Reputation: 9169
I'm trying to just do a simple string filter with the dataset api using startsWith
but I can't get the below statement to work. I can use contains
like this. Not sure what I'm missing here.
ds.filter(_.colToFilter.toString.contains("0")).show(false)
But this just produces an empty dataset but I know that the string is there in the value.

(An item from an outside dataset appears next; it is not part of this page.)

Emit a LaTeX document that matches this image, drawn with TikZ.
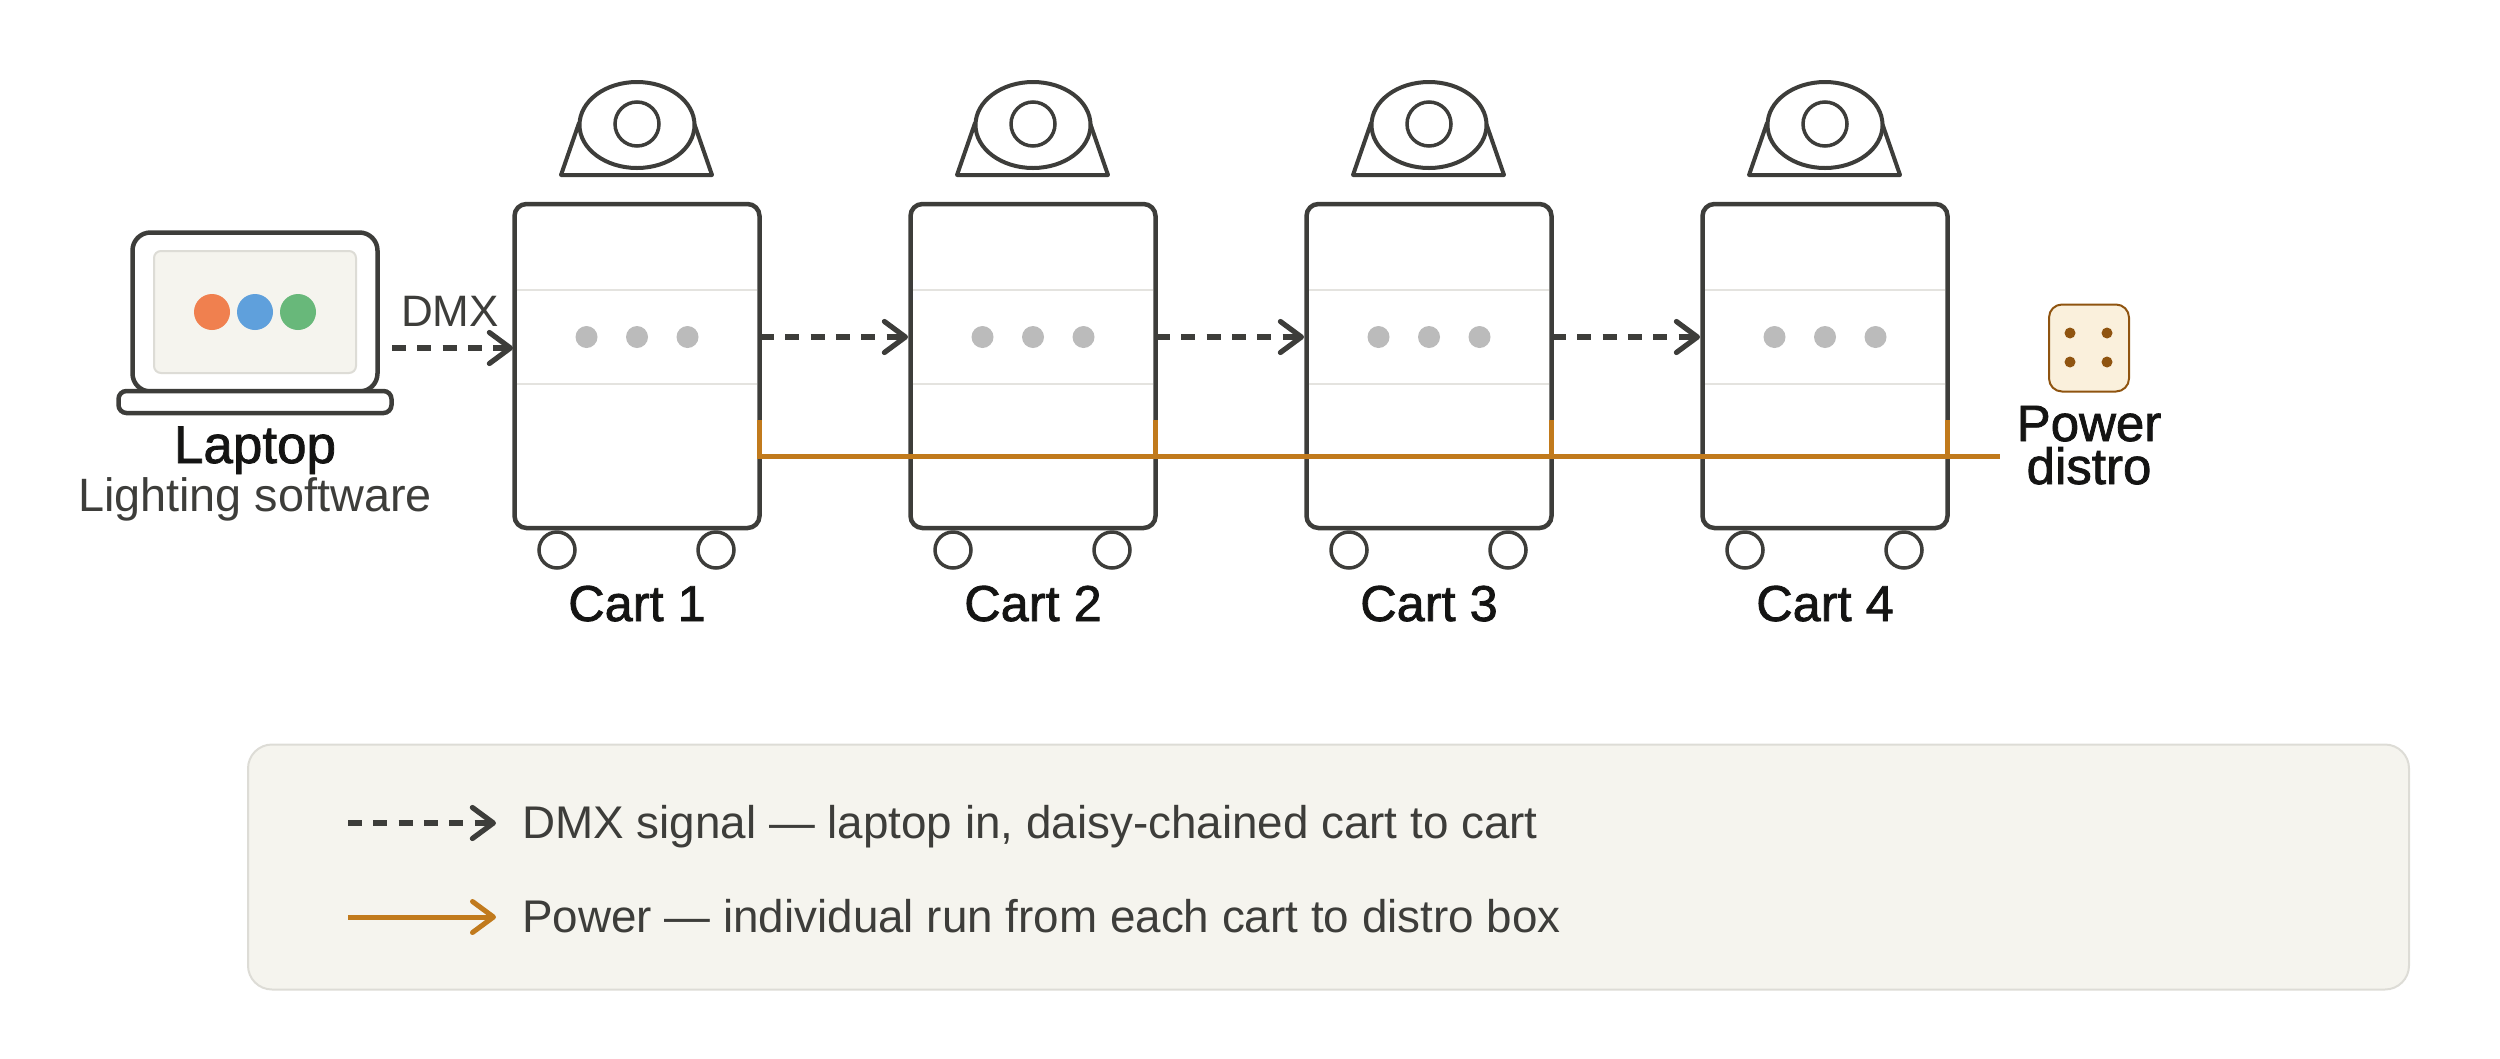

ds.filter(_.colToFilter.toString.startsWith("0")).show(false)
Upvotes: 0
Views: 3125
Reputation: 4132
Try the following:
val d = ds.filter($"columnToFilter".contains("0"))
or
val d = ds.filter($"columnToFilter".startsWith("0"))
Example
+----+-------+
| age| name|
+----+-------+
|null|Michael|
| 30| Andy|
| 19| Justin|
+----+-------+
Assume we have the above dataset
, the output will be:
> var d = ds.filter($"name".contains("n"))
+---+------+
|age| name|
+---+------+
| 30| Andy|
| 19|Justin|
+---+------+
> var d = ds.filter($"name".startsWith("A"))
+---+----+
|age|name|
+---+----+
| 30|Andy|
+---+----+
Upvotes: 1
Reputation: 41987
You can use subString
inbuilt function as
import org.apache.spark.sql.functions._
df.filter(substring(col("column_name-to-be_used"), 0, 1) === "0")
from pyspark.sql import functions as f
df.filter(f.substring(f.col("column_name-to-be_used"), 0, 1) == "0")
So you can substring to as many characters you want to check in starts-with
Upvotes: 1